The brushes are styled like Japanese writing tools with thick dark brushes. The chunky plain wood handles share the aesthetic, right down to the discreet hanging loop at the top of the handle. Calligraphy brushes are traditionally hung from racks or frames when not in use. 
Wayne underlines “the gorgeous shape, the pointed tip that allows you to do the most beautiful work on your face” as he explains the typical applications of the three brushes. 
The large brush is ideal for adding powder, bronzer, blush and highlights .
The medium size, more tapered, is handy to set concealer under the eye, and for highlighting and contouring. Some might also find it easier to work with for the bronzer and blush. 
Finally the smallest brush works well for intricate eye work, getting right into the creases, contouring on the nose, and micro-fine highlighting. 
And there is one more surprise – the set of three brushes retails at 175 dollars. 
“Say what?!?” replies my sensible side. 
But they are a limited edition. 
“So how about I limit myself to just one!” my inner caution replies. 
That would be a little over fifty-eight dollars. But they are made by ancient Japanese craftsmen.
“Its a make-up brush. I don't need a thousand years of Nippon tradition to help me put on blusher.” I am still fighting, but I am growing weaker. 

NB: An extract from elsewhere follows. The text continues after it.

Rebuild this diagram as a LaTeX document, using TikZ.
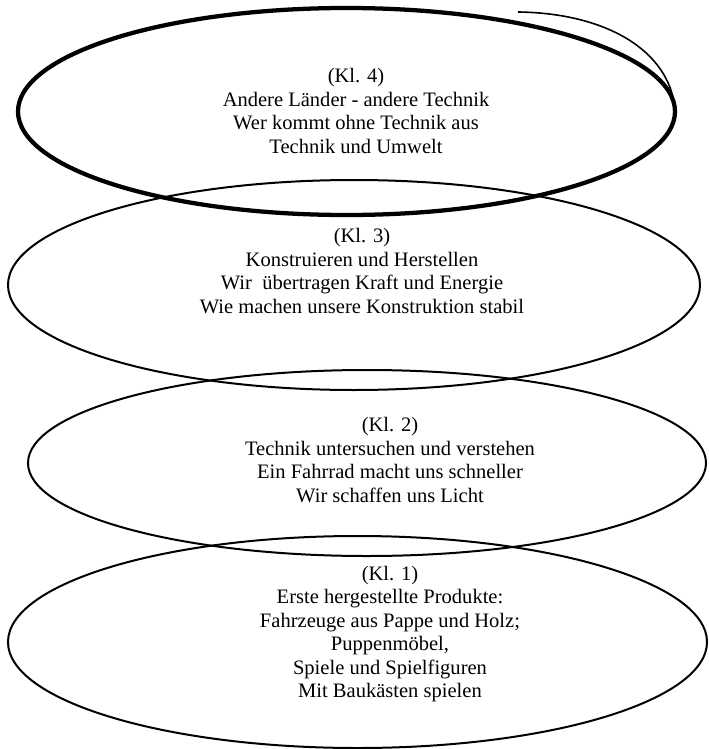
\documentclass[tikz,border=0pt]{standalone}
\usepackage{fontspec}
\setmainfont{Liberation Serif}
\usetikzlibrary{shapes.geometric}

\tikzset{
	ring/.style={draw,ellipse,line width=1.5pt,inner sep=0pt},
	thickring/.style={ring,line width=3.2pt},
	txt/.style={align=center,font=\fontsize{15.4}{17.6}\selectfont}
}

\begin{document}
\begin{tikzpicture}[x=0.75pt,y=-0.75pt]
	\useasboundingbox (0,0) rectangle (709,749);
	% rings, top to bottom
	\node[thickring,minimum width=492.75pt,minimum height=155.25pt] (e4) at (346.5,111.5) {};
	\node[ring,minimum width=519pt,minimum height=157.5pt] (e3) at (354,285) {};
	\node[ring,minimum width=508.5pt,minimum height=139.5pt] (e2) at (367,463) {};
	\node[ring,minimum width=524.25pt,minimum height=159pt] (e1) at (357.5,642) {};
	% the loose end at the top
	\draw[line width=1.2pt] (518,12) .. controls (605,13) and (670,50) .. (675,110);
	% texts
	\node[txt] (t4) at (356,111) {(Kl. 4)\\Andere Länder - andere Technik\\Wer kommt ohne Technik aus\\Technik und Umwelt};
	\node[txt] (t3) at (362,271) {(Kl. 3)\\Konstruieren und Herstellen\\Wir\ \ übertragen Kraft und Energie\\Wie machen unsere Konstruktion stabil};
	\node[txt] (t2) at (390,460) {(Kl. 2)\\Technik untersuchen und verstehen\\Ein Fahrrad macht uns schneller\\Wir schaffen uns Licht};
	\node[txt] (t1) at (390,634) {(Kl. 1)\\Erste hergestellte Produkte:\\Fahrzeuge aus Pappe und Holz;\\Puppenmöbel,\\Spiele und Spielfiguren\\Mit Baukästen spielen};
\end{tikzpicture}
\end{document}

Even though they use uncut natural fibres from farmed grey squirrel and saikoho goat hair?
I imagine that beside an infinity pool overlooking Shimanami Beach, a couple of grey squirrels and a goat are sipping cocktails and discussing their investments. Should they have just one more trim, or are they ready to retire?
Wayne has no doubts. “This collection is actually my favourite,” he tells us,  “because...I am absolutely in love with them...I am over the moon...”
The Artist Collection was launched on Beautylish and as it is a limited edition, it seems like this is the only outlet at present. Beautylish serves the USA and Europe, Asia and Oceania. 
First reviews have been positive, praising the silky soft feel, the pick-up and carrying capacity of the brushes, and their functional minimalist design. 
But what about the price? Wayne`s original brush set – eight brushes – sold for $210. But then the Artist Brush went for $150 – just for the one brush. You can see how that might have inspired him. 
In fact the traditional Japanese craft of hand-made calligraphy brushes has its heartland in Kumano, in Hiroshima province. The family businesses flourished here for nearly two hundred years. When calligraphy fell out of fashion, they added cosmetic brushes to the range. 
They use badger, goat, squirrel, pony and weasel hair, each of which has its own particular properties. Craftsmen select the hairs by hand, picking out any imperfect specimens. The natural smooth ends of the hairs are retained, because cutting the fibres creates a coarser tip. 
Kumano companies offer dozens of calligraphy brushes online, mostly in the ten to twenty dollar range. But some go for fifty, one hundred, up to eight hundred dollars per brush. 
So there you have it. These are expensive make-up brushes, but the price reflects the skill and discernment that have gone into them. It is a brave time for Wayne Goss to launch such a high end product, but some people may want to treat themselves to something special right now.